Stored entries
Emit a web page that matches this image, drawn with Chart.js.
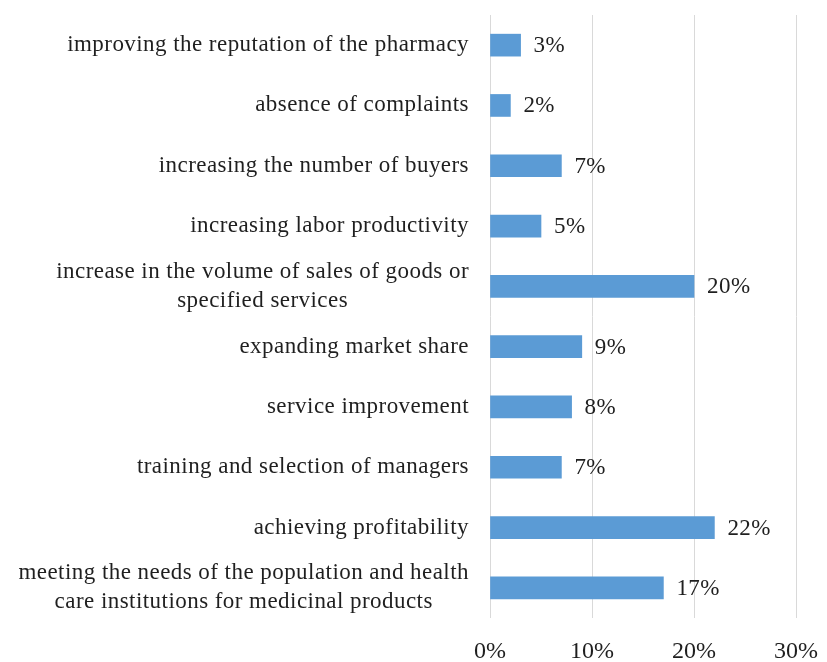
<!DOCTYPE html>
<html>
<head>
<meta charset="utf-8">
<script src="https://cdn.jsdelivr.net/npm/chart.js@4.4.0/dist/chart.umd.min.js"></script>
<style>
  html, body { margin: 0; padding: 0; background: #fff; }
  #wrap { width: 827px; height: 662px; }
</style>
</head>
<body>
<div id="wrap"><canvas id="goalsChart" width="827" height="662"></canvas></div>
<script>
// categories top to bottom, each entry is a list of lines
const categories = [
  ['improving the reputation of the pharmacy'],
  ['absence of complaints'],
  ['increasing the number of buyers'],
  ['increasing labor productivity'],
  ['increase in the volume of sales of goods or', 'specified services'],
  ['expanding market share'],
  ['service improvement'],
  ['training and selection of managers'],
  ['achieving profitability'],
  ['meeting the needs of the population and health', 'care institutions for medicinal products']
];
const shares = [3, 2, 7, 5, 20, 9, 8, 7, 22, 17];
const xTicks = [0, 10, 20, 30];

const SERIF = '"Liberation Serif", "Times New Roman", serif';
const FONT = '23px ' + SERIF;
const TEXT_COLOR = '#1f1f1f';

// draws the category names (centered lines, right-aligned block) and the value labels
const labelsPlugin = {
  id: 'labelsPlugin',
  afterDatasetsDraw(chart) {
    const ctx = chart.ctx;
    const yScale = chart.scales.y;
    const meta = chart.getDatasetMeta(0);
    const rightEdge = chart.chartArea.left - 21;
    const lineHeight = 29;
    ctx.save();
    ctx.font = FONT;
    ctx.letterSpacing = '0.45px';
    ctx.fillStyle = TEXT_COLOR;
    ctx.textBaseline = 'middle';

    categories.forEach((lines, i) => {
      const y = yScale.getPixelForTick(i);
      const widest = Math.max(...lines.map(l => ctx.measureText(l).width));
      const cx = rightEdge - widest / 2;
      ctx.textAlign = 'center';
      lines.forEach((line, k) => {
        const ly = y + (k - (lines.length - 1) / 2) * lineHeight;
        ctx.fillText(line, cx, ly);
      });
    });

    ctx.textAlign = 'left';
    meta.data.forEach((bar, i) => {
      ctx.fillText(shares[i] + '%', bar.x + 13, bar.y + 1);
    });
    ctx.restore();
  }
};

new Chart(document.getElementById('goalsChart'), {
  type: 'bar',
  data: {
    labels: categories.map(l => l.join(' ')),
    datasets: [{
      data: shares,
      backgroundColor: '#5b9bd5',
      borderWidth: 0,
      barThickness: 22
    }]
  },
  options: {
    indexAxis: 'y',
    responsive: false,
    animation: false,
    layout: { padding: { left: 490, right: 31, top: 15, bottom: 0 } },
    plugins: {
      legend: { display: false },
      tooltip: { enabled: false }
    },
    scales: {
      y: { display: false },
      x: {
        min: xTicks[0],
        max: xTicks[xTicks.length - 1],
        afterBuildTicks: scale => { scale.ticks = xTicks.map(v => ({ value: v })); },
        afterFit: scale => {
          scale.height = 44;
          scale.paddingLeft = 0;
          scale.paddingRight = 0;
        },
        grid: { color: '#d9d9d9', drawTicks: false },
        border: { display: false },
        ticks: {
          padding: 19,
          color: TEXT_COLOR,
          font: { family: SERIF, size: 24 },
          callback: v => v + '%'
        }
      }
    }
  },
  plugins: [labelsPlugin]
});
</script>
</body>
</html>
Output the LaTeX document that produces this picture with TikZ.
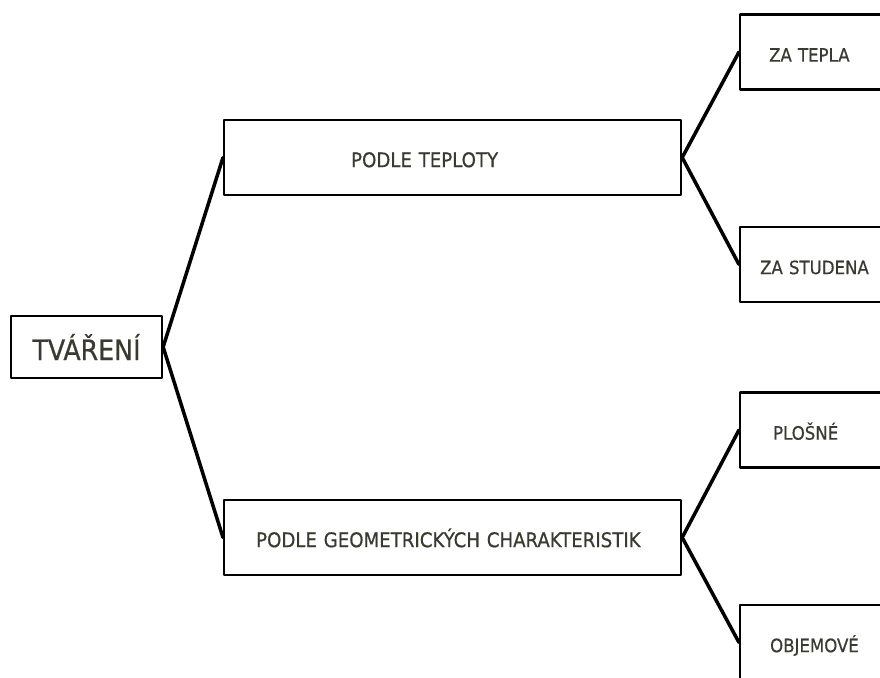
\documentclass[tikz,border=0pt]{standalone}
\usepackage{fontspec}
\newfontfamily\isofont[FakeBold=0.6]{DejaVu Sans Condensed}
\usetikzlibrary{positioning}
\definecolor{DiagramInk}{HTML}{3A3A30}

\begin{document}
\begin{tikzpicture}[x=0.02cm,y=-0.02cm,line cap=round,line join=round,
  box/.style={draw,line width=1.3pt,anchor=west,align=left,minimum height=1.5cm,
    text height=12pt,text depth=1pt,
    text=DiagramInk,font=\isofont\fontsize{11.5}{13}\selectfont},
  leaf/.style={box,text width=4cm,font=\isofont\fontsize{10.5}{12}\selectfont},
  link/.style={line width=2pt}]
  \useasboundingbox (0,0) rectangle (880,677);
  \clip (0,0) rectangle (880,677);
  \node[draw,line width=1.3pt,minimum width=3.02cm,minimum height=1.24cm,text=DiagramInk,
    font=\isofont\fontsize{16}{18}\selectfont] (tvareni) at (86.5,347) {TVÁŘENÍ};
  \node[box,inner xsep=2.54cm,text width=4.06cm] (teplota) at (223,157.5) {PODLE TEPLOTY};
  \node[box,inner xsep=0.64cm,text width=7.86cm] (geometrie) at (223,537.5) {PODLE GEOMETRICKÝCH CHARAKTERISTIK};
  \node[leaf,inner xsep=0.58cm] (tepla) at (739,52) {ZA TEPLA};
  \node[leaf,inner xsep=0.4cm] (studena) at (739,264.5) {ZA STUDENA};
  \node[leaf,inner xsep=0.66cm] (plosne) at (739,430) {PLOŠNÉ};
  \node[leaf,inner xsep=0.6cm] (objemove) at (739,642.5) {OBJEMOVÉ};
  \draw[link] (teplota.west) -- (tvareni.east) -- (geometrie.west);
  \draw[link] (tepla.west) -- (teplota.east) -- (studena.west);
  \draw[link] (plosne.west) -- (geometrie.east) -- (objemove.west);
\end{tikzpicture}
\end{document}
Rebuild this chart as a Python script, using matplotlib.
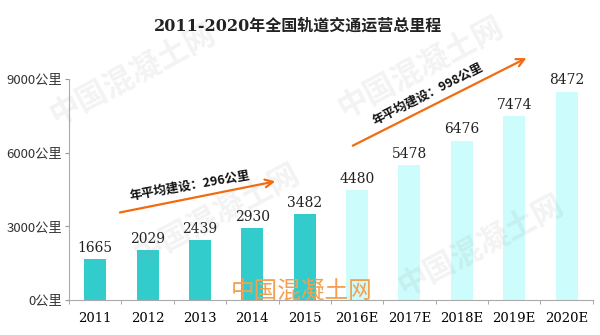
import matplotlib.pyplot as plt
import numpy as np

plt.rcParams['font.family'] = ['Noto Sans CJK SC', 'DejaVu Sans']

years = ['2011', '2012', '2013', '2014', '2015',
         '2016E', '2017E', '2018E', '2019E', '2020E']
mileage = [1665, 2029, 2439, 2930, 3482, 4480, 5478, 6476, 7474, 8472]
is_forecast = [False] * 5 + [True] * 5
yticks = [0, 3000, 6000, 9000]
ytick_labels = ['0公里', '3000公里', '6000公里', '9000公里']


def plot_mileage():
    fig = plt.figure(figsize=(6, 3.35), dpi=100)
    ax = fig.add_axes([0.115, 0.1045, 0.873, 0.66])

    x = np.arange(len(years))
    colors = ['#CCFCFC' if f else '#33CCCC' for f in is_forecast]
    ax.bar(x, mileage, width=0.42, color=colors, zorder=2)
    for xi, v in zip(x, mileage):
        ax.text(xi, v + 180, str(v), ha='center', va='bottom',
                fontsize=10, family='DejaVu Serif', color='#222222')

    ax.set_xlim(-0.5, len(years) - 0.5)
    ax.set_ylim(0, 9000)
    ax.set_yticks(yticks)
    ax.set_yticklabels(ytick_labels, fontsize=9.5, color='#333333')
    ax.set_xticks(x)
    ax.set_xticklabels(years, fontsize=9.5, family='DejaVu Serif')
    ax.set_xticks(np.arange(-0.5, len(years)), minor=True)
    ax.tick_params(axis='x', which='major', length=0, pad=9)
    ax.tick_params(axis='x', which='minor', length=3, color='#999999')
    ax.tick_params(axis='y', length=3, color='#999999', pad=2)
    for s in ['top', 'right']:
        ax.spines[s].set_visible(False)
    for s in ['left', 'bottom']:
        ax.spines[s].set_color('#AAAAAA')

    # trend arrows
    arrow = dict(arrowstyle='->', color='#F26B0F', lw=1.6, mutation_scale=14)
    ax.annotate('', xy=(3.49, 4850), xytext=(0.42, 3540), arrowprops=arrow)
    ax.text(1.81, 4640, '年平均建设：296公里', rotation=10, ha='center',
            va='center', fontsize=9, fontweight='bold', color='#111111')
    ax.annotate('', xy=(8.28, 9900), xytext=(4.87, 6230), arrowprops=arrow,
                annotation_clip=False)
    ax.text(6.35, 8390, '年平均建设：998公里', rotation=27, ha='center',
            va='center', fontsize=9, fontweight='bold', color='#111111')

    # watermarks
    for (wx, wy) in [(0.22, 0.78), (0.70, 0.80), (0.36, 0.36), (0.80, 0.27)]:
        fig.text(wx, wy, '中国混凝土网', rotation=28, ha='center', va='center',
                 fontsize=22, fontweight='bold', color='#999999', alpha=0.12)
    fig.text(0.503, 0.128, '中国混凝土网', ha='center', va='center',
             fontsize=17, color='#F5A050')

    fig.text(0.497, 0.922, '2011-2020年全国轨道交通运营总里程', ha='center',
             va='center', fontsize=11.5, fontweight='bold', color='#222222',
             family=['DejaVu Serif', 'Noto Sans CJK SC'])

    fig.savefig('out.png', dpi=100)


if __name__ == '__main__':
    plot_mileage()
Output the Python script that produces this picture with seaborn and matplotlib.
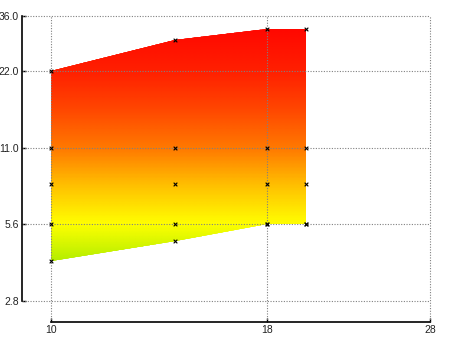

**Stated goal**
Repeat, with no pictures, each line from the beginning of the data through the line containing "const TEXT_COLOR = '#1f1f1f';", inclusive.

**Correct response**
Emit a web page that matches this image, drawn with Chart.js.
<!DOCTYPE html>
<html>
<head>
<meta charset="utf-8">
<script src="https://cdn.jsdelivr.net/npm/chart.js@4.4.0/dist/chart.umd.min.js"></script>
<style>
  html, body { margin: 0; padding: 0; background: #fff; }
  #wrap { width: 827px; height: 662px; }
</style>
</head>
<body>
<div id="wrap"><canvas id="goalsChart" width="827" height="662"></canvas></div>
<script>
// categories top to bottom, each entry is a list of lines
const categories = [
  ['improving the reputation of the pharmacy'],
  ['absence of complaints'],
  ['increasing the number of buyers'],
  ['increasing labor productivity'],
  ['increase in the volume of sales of goods or', 'specified services'],
  ['expanding market share'],
  ['service improvement'],
  ['training and selection of managers'],
  ['achieving profitability'],
  ['meeting the needs of the population and health', 'care institutions for medicinal products']
];
const shares = [3, 2, 7, 5, 20, 9, 8, 7, 22, 17];
const xTicks = [0, 10, 20, 30];

const SERIF = '"Liberation Serif", "Times New Roman", serif';
const FONT = '23px ' + SERIF;
const TEXT_COLOR = '#1f1f1f';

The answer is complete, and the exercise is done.